After having populated the bins, we can deduce which frequencies are active and thus converting this information to a numeric value. We call the value the decoder state. The isActive function is used to decide if a frequency bin value is above a chosen threshold, indicating that it was present in the recorded audio. We set the threshold to 124, with a theoretical maximum of 255.

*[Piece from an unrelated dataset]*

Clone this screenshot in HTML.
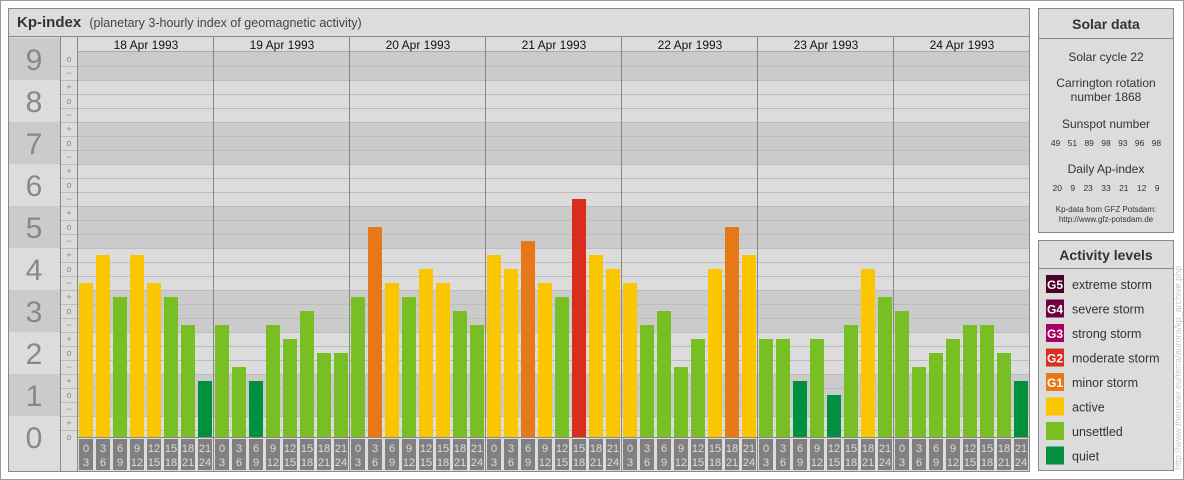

const isActive = value => {
  return value > 124
}

const getState = () => {
  return frequencies.map(frequencyBinValue).reduce((acc, binValue, idx) => {
    if (isActive(binValue)) {
      acc += 1 << idx
    }
    return acc
  }, 0)
}

We require the state of the decoder to be consistent for multiple generations of frequency bins before we're confident that the state is due to receiving an encoded signal. Decoding is performed by continuously updating the frequency bin data followed by comparing the state output of the decoder to its previous state.

const decode = () => {
  let prevState = 0
  let duplicates = 0

  const iteration = () => {
    analyser.getByteFrequencyData(buffer)
    let state = getState()

    if (state === prevState) {
      duplicates++
    } else {
      prevState = state
      duplicates = 0
    }
    if (duplicates === 10) {
      // we are now confident, and the value can be outputted
      let decoded = String.fromCharCode(state)
      console.log("[output]", decoded)
    }
    // allow a small break before starting next iteration
    window.setTimeout(iteration, 1)
  }
  iteration()
}
decode()

And that's about it! Here's what it looks like in action (the microphone is next to the webcam on the top of the screen).

Decoder in action

Disclaimer

I made this; it's not perfect. As a matter of fact, the signal-to-noise ratio is usually really bad. However, making it was fun, and that's what matters to me!

N.B. This was only ever intended as a gimmick and a proof of concept - not something that I would actually use at work. Please keep this in mind before arguing why I should be fired over this in various online comment sections.